EXERCISE DESCRIPTION:
Return precisely the span of lines from the top of the material below to the line containing "import seaborn as sns", both included. Pictures are excluded.

Rows from a dataset of charts and code:
##########

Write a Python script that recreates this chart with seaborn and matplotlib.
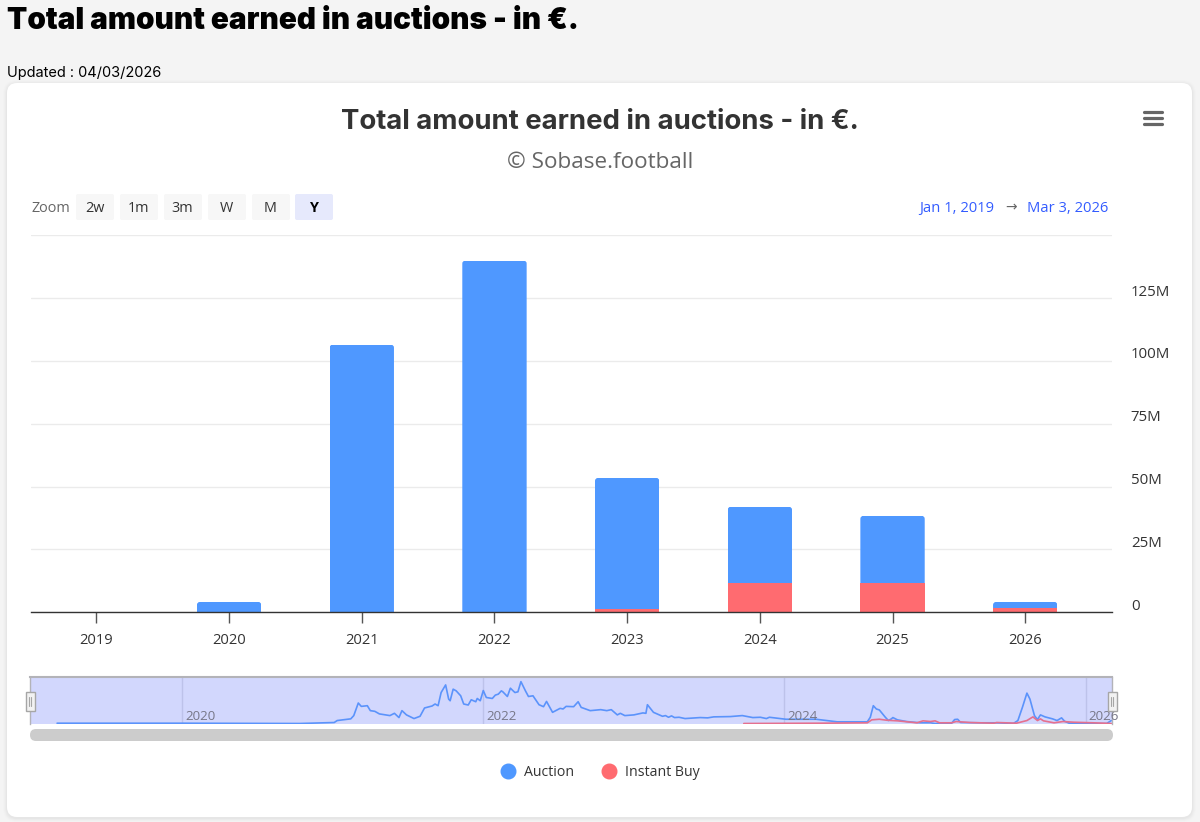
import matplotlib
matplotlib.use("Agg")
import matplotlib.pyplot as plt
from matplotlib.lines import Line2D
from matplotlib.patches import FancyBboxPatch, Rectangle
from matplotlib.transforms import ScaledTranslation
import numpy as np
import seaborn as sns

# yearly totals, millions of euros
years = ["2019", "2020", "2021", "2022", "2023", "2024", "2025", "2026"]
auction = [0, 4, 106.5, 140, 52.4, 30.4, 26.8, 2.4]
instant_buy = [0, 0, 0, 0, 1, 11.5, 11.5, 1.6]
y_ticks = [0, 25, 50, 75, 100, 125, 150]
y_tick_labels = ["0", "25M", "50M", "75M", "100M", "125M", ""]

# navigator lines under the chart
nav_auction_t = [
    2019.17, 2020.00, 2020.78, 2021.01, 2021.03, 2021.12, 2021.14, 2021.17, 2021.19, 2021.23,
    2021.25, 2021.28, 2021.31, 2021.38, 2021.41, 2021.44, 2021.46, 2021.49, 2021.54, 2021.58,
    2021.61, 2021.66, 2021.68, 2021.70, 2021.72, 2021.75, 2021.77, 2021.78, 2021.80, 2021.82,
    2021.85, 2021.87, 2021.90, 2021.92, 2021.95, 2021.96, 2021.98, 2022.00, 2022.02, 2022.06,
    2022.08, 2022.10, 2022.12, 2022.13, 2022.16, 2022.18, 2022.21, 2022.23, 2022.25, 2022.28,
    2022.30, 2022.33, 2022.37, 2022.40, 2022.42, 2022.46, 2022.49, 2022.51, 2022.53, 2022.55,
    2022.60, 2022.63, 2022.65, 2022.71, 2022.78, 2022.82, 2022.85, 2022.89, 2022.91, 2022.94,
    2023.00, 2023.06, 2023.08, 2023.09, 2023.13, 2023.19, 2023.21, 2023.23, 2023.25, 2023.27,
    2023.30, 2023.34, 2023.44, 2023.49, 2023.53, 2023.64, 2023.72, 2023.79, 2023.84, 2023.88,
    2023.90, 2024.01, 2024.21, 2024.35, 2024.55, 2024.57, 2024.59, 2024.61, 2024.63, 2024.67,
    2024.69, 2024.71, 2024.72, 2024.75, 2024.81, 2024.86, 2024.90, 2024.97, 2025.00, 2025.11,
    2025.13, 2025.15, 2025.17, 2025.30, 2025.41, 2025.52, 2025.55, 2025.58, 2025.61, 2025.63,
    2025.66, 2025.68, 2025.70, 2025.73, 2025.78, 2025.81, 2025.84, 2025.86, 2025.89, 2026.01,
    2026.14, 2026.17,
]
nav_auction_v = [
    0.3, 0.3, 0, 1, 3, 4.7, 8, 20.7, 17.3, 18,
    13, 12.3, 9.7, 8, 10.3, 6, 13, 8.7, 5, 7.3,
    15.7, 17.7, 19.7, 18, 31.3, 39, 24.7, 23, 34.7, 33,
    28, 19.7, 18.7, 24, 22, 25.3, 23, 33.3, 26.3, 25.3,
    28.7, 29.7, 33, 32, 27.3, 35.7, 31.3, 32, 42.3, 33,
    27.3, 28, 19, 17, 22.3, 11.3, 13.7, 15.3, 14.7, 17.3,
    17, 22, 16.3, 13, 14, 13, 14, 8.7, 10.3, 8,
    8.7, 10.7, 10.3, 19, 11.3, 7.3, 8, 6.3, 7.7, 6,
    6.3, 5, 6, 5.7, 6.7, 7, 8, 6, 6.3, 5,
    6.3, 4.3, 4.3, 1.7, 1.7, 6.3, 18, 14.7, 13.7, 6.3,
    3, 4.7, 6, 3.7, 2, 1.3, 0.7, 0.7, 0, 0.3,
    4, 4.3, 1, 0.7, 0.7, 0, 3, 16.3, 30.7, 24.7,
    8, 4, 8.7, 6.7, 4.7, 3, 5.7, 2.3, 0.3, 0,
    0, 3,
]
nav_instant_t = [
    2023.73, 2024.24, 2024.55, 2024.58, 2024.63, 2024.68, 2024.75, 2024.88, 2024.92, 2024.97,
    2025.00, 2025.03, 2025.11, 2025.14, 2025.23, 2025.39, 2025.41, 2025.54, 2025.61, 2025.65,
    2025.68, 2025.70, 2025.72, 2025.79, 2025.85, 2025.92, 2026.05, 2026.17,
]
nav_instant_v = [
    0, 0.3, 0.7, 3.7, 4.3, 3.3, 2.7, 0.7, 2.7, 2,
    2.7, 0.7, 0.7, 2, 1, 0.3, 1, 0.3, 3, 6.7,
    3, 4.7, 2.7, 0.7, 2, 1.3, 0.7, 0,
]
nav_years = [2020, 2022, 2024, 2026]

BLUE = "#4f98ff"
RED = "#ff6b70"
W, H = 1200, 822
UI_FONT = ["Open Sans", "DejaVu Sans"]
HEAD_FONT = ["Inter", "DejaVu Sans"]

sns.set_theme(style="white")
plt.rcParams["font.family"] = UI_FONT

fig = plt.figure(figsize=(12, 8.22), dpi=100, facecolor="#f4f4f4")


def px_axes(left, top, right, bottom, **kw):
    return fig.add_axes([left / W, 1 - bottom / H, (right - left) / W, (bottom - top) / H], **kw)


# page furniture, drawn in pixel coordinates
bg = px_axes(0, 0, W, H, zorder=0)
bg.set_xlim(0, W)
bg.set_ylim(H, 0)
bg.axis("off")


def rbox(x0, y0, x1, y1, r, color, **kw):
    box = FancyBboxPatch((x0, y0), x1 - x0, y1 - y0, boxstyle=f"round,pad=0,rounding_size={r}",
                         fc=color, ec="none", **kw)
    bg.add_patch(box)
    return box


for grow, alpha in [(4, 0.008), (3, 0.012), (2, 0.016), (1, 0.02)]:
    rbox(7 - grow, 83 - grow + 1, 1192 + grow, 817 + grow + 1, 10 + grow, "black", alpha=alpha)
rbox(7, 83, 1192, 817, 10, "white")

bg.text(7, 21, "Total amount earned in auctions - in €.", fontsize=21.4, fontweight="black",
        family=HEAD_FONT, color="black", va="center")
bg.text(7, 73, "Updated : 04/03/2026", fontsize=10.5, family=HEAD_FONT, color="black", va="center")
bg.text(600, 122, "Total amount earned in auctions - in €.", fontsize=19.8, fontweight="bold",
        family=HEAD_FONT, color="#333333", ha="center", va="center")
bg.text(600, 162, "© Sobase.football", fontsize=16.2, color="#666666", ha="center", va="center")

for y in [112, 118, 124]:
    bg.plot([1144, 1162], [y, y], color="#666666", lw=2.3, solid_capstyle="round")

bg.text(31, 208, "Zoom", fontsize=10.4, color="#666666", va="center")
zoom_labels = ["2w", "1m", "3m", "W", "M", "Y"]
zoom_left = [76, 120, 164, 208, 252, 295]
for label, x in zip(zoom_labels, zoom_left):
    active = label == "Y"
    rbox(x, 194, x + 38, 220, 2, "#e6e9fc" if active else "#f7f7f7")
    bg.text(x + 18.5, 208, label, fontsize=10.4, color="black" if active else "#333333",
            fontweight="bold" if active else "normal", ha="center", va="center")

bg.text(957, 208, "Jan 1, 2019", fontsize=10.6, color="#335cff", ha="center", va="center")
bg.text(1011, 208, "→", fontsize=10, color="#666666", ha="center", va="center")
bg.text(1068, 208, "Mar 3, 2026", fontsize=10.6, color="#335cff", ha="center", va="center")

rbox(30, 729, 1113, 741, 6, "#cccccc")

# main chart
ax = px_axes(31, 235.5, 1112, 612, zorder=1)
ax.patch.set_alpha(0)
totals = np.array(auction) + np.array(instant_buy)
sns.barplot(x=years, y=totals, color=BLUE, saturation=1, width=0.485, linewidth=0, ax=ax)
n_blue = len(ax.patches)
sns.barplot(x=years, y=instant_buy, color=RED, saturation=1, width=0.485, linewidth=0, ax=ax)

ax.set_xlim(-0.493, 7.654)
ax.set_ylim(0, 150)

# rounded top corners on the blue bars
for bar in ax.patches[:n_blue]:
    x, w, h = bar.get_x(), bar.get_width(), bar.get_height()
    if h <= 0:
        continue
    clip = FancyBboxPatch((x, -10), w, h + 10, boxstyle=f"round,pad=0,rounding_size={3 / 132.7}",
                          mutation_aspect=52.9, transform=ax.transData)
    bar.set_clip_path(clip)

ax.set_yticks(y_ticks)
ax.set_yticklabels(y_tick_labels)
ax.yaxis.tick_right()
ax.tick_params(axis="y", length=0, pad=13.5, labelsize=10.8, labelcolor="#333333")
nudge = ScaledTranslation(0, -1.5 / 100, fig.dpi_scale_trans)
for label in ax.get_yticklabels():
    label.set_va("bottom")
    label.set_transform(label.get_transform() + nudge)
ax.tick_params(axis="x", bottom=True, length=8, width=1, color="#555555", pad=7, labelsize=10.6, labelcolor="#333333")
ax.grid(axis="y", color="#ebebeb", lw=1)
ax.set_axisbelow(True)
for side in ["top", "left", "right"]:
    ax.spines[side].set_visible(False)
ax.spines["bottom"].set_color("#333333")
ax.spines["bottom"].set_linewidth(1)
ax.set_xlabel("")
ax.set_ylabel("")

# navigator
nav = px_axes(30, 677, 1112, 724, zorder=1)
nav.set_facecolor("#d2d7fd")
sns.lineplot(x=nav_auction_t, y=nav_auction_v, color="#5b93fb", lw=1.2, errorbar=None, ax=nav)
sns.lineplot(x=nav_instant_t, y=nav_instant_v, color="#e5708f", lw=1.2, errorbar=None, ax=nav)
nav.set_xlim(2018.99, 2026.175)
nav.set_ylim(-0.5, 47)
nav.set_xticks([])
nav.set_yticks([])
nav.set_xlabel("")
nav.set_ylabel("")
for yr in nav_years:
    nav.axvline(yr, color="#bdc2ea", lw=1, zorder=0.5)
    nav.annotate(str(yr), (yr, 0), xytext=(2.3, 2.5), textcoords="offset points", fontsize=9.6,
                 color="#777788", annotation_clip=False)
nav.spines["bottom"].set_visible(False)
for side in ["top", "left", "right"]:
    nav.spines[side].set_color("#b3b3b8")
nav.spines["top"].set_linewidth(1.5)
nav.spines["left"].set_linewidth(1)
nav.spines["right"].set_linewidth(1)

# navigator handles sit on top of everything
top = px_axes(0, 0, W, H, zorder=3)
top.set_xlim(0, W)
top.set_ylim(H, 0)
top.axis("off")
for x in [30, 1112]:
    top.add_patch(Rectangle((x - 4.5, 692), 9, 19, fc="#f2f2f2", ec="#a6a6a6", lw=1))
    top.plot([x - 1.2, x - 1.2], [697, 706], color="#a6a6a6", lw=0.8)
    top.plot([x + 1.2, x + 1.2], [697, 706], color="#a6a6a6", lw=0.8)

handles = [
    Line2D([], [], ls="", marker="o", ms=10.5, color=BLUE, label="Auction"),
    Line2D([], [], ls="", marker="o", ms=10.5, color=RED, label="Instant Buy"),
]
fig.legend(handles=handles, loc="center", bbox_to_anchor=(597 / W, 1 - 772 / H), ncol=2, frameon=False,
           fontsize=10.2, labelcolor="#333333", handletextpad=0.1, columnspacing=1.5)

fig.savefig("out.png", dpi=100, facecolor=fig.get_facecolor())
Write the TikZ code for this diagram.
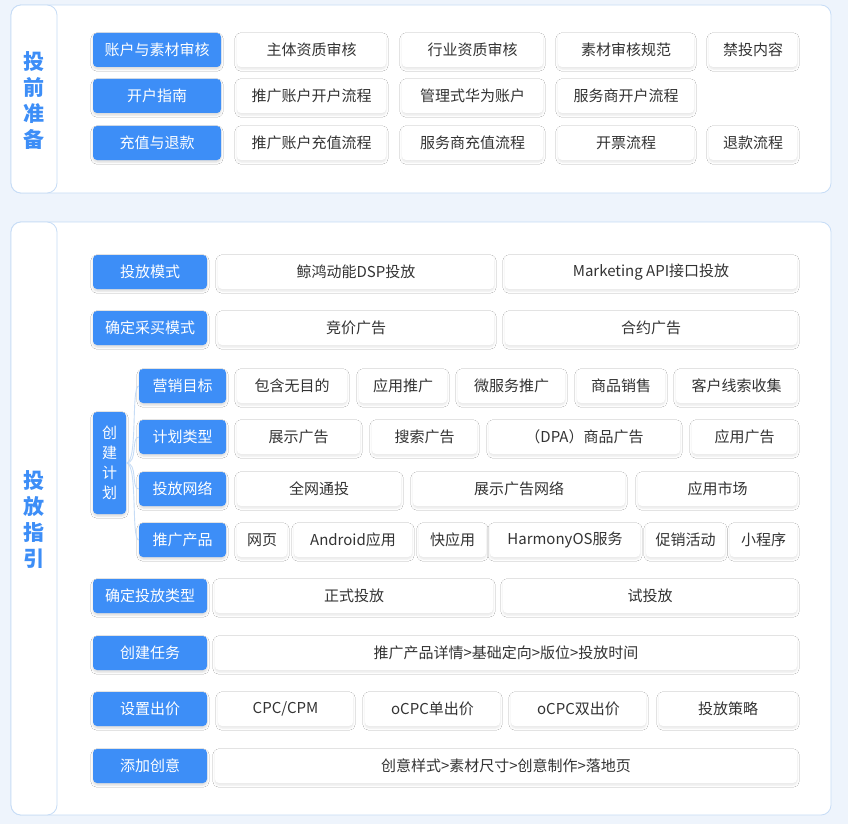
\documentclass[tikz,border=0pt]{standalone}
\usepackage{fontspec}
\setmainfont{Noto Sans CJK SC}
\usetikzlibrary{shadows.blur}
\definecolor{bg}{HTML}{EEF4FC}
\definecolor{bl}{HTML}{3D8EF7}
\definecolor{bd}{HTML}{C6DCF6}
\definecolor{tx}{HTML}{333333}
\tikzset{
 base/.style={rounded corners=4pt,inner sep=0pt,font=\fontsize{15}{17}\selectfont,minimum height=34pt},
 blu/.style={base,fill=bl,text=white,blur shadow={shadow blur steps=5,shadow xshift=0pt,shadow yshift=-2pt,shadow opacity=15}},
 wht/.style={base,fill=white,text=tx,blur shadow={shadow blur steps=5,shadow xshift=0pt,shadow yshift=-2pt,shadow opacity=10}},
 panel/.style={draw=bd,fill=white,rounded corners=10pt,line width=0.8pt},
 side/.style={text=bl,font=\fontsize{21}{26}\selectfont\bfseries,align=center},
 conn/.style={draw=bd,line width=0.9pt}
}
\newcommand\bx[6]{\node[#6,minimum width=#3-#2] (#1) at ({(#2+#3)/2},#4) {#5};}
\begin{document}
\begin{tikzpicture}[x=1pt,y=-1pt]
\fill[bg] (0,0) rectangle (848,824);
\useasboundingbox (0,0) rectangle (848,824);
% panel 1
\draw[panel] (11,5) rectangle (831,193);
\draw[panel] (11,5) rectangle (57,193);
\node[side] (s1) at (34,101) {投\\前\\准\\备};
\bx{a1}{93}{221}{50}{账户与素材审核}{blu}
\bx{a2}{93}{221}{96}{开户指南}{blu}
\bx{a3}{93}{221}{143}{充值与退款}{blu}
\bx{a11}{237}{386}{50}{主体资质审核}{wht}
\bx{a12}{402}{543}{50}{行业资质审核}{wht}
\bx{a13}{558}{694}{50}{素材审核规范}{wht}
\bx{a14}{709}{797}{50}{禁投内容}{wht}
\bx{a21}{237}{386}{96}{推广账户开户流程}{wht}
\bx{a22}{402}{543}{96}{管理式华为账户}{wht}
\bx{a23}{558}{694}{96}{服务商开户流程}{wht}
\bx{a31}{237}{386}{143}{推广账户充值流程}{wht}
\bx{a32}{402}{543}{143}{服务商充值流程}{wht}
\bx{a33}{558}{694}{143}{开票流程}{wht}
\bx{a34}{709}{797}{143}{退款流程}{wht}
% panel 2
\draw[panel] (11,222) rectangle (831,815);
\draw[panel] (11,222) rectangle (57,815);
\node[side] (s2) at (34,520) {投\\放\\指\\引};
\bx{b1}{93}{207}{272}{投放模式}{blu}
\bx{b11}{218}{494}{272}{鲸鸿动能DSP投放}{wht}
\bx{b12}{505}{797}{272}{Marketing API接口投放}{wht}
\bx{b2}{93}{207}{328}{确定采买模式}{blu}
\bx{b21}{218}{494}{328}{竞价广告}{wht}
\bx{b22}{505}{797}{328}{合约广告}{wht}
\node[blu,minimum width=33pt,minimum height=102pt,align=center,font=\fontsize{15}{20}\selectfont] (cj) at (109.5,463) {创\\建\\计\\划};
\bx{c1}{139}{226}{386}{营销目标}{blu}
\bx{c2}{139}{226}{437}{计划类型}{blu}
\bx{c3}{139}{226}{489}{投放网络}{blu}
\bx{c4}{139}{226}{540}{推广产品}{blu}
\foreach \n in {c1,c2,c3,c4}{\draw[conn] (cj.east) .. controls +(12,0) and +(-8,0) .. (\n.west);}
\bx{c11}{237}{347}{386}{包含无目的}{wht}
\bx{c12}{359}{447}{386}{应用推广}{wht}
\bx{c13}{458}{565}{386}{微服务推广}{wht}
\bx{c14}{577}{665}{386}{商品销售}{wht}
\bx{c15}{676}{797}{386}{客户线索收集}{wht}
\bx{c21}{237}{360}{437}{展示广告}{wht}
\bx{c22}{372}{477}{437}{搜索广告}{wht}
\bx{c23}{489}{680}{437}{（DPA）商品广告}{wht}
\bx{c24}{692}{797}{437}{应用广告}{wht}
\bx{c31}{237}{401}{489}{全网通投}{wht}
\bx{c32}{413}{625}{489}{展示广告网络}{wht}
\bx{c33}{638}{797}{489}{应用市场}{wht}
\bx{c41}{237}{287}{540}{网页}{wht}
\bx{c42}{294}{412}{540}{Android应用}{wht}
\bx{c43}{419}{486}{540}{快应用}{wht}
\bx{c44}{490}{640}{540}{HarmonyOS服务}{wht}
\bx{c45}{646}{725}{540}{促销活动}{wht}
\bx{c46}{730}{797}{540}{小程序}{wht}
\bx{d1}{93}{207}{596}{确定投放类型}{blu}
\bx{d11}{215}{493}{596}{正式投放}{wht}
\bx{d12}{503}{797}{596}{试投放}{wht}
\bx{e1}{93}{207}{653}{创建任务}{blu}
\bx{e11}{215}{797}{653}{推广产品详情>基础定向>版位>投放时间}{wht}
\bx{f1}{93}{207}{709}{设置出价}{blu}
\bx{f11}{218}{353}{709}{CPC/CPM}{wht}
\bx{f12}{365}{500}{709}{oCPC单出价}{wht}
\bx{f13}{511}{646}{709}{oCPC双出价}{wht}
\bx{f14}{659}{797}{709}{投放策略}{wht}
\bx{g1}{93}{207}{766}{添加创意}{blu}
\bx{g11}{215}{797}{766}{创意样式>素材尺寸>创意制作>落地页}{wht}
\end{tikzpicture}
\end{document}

##########

CORRECT OUTPUT:
Write a Python script that recreates this chart with seaborn and matplotlib.
import matplotlib
matplotlib.use("Agg")
import matplotlib.pyplot as plt
from matplotlib.lines import Line2D
from matplotlib.patches import FancyBboxPatch, Rectangle
from matplotlib.transforms import ScaledTranslation
import numpy as np
import seaborn as sns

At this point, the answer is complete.